• WHAT YOU SHOULD DO: Identify all lines of the data containing the string "React" and copy them.

• MATERIAL PROVIDED:
------------------------------------
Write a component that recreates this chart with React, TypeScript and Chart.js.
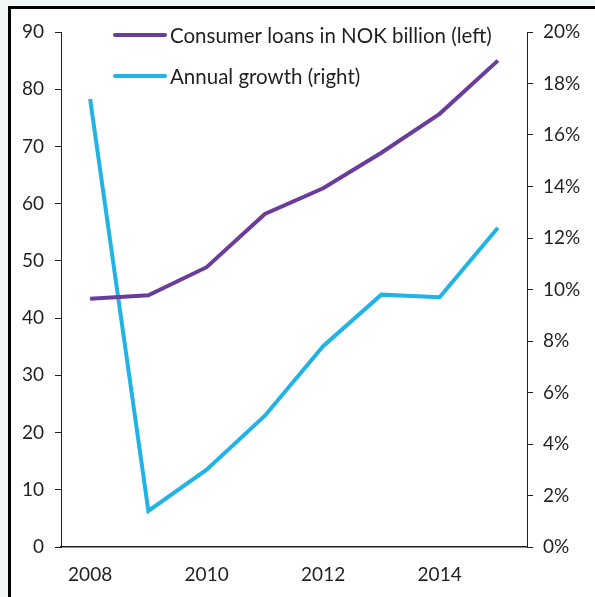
import React, { useEffect, useRef } from "react";
import { Chart, registerables } from "chart.js";

Chart.register(...registerables);

const years = ["2008", "2009", "2010", "2011", "2012", "2013", "2014", "2015"];
const consumerLoans = [43.4, 44.0, 48.9, 58.2, 62.7, 68.9, 75.7, 85.0];
const annualGrowth = [17.4, 1.4, 3.0, 5.1, 7.8, 9.8, 9.7, 12.4];
const seriesLabels = ["Consumer loans in NOK billion (left)", "Annual growth (right)"];

const FONT = "Lato";
const TEXT = "#231f20";

const legendPlugin = {
  id: "insideLegend",
  afterDraw(chart: any) {
    const ctx = chart.ctx;
    const x0 = 115;
    const rows = [35, 76];
    ctx.save();
    chart.data.datasets.forEach((ds: any, i: number) => {
      const y = rows[i];
      ctx.strokeStyle = ds.borderColor;
      ctx.lineWidth = 4;
      ctx.lineCap = "round";
      ctx.beginPath();
      ctx.moveTo(x0, y);
      ctx.lineTo(x0 + 50, y);
      ctx.stroke();
      ctx.fillStyle = TEXT;
      ctx.font = `20.5px ${FONT}`;
      ctx.textBaseline = "middle";
      ctx.textAlign = "left";
      ctx.fillText(ds.label, x0 + 55, y + 1);
    });
    ctx.restore();
  },
};

export default function App() {
  const ref = useRef<HTMLCanvasElement | null>(null);
  useEffect(() => {
    if (!ref.current) return;
    const chart = new Chart(ref.current, {
      type: "line",
      data: {
        labels: years,
        datasets: [
          {
            label: seriesLabels[0],
            data: consumerLoans,
            borderColor: "#6a3d9a",
            borderWidth: 4,
            pointRadius: 0,
            yAxisID: "y",
            tension: 0,
          },
          {
            label: seriesLabels[1],
            data: annualGrowth,
            borderColor: "#22b3e6",
            borderWidth: 4,
            pointRadius: 0,
            yAxisID: "y1",
            tension: 0,
          },
        ],
      },
      plugins: [legendPlugin],
      options: {
        responsive: false,
        animation: false,
        layout: { padding: { top: 32, left: 0, right: 0, bottom: 0 } },
        plugins: { legend: { display: false }, tooltip: { enabled: false } },
        scales: {
          x: {
            offset: true,
            grid: { display: false },
            border: { display: true, color: "#231f20", width: 1.5 },
            ticks: {
              autoSkip: false,
              maxRotation: 0,
              padding: 8,
              color: TEXT,
              font: { family: FONT, size: 19 },
              callback: (_v: any, i: number) => (i % 2 === 0 ? years[i] : ""),
            },
            afterFit: (s: any) => {
              s.height = 50;
            },
          },
          y: {
            position: "left",
            min: 0,
            max: 90,
            grid: { drawOnChartArea: false, drawTicks: true, tickLength: 6, color: "#231f20" },
            border: { display: true, color: "#231f20", width: 1 },
            ticks: { stepSize: 10, padding: 11, color: TEXT, font: { family: FONT, size: 19 } },
            afterFit: (s: any) => {
              s.width = 61;
            },
          },
          y1: {
            position: "right",
            min: 0,
            max: 20,
            grid: { drawOnChartArea: false, drawTicks: true, tickLength: 6, color: "#231f20" },
            border: { display: true, color: "#231f20", width: 1 },
            ticks: {
              stepSize: 2,
              padding: 10,
              color: TEXT,
              font: { family: FONT, size: 19 },
              callback: (v: any) => `${v}%`,
            },
            afterFit: (s: any) => {
              s.width = 68;
            },
          },
        },
      },
    });
    return () => chart.destroy();
  }, []);

  return (
    <div style={{ position: "fixed", left: 0, top: 0, width: 595, height: 597, background: "#f2f8f8", overflow: "hidden" }}>
      <div
        style={{
          position: "absolute",
          left: 8,
          top: 6,
          right: 0,
          bottom: 0,
          background: "#ffffff",
          borderTop: "3px solid #000",
          borderLeft: "3px solid #000",
        }}
      />
      <canvas ref={ref} width={595} height={597} style={{ position: "absolute", left: 0, top: 0 }} />
    </div>
  );
}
------------------------------------
• TASK RESPONSE:
Write a component that recreates this chart with React, TypeScript and Chart.js.
import React, { useEffect, useRef } from "react";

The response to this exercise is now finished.